-- start of DATA EXCERPT --
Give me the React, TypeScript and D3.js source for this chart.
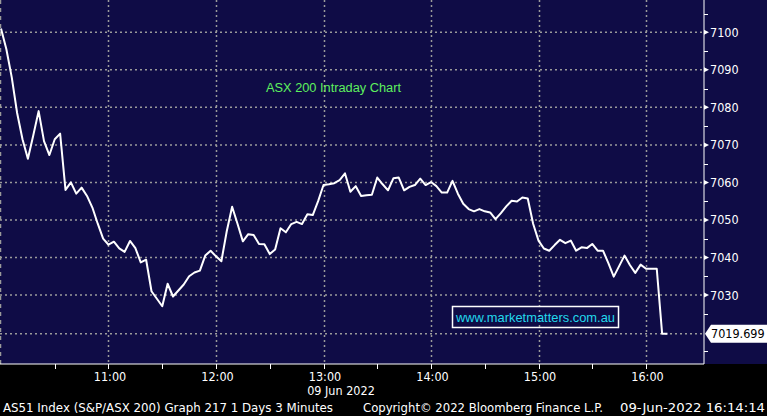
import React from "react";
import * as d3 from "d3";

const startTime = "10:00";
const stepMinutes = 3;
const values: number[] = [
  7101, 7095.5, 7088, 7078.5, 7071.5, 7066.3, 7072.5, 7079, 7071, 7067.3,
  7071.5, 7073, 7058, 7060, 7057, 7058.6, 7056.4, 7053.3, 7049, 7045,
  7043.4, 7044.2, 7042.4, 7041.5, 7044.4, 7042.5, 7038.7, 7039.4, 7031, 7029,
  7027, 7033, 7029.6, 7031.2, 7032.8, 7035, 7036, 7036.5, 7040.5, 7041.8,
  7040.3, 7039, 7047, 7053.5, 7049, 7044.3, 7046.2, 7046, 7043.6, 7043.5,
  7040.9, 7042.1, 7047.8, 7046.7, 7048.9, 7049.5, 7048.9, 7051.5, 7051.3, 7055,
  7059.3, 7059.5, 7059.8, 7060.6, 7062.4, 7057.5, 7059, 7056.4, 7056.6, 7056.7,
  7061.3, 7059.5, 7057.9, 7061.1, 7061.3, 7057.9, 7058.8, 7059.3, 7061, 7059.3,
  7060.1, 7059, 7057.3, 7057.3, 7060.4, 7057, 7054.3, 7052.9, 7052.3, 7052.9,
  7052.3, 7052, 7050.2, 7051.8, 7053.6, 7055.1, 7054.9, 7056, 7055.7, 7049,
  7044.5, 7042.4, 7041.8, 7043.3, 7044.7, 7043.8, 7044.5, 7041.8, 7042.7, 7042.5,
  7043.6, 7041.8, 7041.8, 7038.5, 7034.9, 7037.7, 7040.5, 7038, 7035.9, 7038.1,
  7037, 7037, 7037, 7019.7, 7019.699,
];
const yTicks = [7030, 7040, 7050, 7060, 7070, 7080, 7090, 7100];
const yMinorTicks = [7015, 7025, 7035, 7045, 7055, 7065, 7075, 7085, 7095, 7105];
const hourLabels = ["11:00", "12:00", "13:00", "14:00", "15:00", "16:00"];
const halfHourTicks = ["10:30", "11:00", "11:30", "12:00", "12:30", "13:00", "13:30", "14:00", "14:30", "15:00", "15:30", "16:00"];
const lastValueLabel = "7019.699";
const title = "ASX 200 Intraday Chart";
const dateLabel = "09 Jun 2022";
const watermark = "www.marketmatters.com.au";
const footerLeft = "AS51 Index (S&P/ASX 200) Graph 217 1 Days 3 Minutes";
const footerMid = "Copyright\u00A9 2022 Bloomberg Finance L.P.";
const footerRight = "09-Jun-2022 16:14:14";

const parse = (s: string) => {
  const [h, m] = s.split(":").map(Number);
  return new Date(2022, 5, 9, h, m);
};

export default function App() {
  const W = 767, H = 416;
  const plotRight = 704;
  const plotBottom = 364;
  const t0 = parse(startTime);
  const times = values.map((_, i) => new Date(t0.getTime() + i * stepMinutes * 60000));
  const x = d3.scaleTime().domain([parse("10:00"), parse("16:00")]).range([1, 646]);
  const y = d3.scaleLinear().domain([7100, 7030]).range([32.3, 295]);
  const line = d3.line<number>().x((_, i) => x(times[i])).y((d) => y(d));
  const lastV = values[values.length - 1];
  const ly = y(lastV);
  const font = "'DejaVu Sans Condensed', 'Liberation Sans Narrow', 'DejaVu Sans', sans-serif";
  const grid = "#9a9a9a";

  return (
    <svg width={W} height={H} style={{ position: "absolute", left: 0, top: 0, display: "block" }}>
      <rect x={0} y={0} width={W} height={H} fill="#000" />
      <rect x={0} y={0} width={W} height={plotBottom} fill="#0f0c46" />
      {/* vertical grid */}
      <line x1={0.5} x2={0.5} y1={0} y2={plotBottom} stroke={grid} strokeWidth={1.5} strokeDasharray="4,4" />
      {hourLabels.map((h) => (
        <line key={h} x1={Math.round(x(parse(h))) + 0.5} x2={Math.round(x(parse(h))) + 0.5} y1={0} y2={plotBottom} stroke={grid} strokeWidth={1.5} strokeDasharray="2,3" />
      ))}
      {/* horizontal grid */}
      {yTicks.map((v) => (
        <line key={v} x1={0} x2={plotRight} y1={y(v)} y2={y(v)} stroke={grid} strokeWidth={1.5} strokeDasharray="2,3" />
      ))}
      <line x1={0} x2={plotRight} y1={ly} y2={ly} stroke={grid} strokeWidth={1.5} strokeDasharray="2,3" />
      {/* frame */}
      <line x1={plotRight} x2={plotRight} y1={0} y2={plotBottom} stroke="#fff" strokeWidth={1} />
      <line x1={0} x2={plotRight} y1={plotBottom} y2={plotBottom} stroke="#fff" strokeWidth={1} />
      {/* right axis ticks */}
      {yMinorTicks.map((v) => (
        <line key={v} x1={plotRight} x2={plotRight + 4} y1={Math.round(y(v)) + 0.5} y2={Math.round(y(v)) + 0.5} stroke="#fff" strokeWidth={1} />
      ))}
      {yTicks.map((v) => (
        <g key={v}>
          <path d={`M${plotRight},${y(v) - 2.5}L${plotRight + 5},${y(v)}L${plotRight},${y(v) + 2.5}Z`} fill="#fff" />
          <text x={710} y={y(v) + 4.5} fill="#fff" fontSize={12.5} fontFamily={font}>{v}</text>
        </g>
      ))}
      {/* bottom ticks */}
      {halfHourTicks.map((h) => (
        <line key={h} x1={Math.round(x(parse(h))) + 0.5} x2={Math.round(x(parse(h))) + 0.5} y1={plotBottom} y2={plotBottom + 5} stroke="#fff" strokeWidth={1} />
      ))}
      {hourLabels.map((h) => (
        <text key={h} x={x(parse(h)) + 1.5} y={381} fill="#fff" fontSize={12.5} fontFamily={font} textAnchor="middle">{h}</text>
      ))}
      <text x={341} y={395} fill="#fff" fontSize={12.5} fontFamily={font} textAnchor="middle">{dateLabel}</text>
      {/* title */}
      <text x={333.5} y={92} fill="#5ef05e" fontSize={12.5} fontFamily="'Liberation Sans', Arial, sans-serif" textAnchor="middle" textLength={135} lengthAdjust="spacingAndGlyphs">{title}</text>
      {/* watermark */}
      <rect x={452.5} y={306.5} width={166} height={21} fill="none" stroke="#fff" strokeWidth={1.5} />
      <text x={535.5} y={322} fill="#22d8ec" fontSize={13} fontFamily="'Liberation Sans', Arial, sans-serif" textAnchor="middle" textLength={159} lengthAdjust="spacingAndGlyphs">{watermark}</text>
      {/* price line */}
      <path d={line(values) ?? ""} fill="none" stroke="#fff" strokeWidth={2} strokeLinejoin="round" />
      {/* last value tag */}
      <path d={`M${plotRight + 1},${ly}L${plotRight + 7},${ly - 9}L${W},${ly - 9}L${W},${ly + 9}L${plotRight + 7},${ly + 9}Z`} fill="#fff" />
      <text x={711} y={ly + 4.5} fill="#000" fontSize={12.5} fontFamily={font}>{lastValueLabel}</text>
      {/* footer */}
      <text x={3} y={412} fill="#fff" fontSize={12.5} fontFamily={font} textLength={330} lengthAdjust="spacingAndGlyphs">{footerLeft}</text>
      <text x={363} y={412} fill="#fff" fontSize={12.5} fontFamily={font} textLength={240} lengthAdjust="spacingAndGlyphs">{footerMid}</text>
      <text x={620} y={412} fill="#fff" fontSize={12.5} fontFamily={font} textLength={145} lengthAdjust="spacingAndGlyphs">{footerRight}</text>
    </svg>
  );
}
-- end of DATA EXCERPT --
■ REQUEST ■
Make an exact copy of the lines from the top of the material through the line with "import * as", pictures excluded.

■ TASK RESPONSE ■
Give me the React, TypeScript and D3.js source for this chart.
import React from "react";
import * as d3 from "d3";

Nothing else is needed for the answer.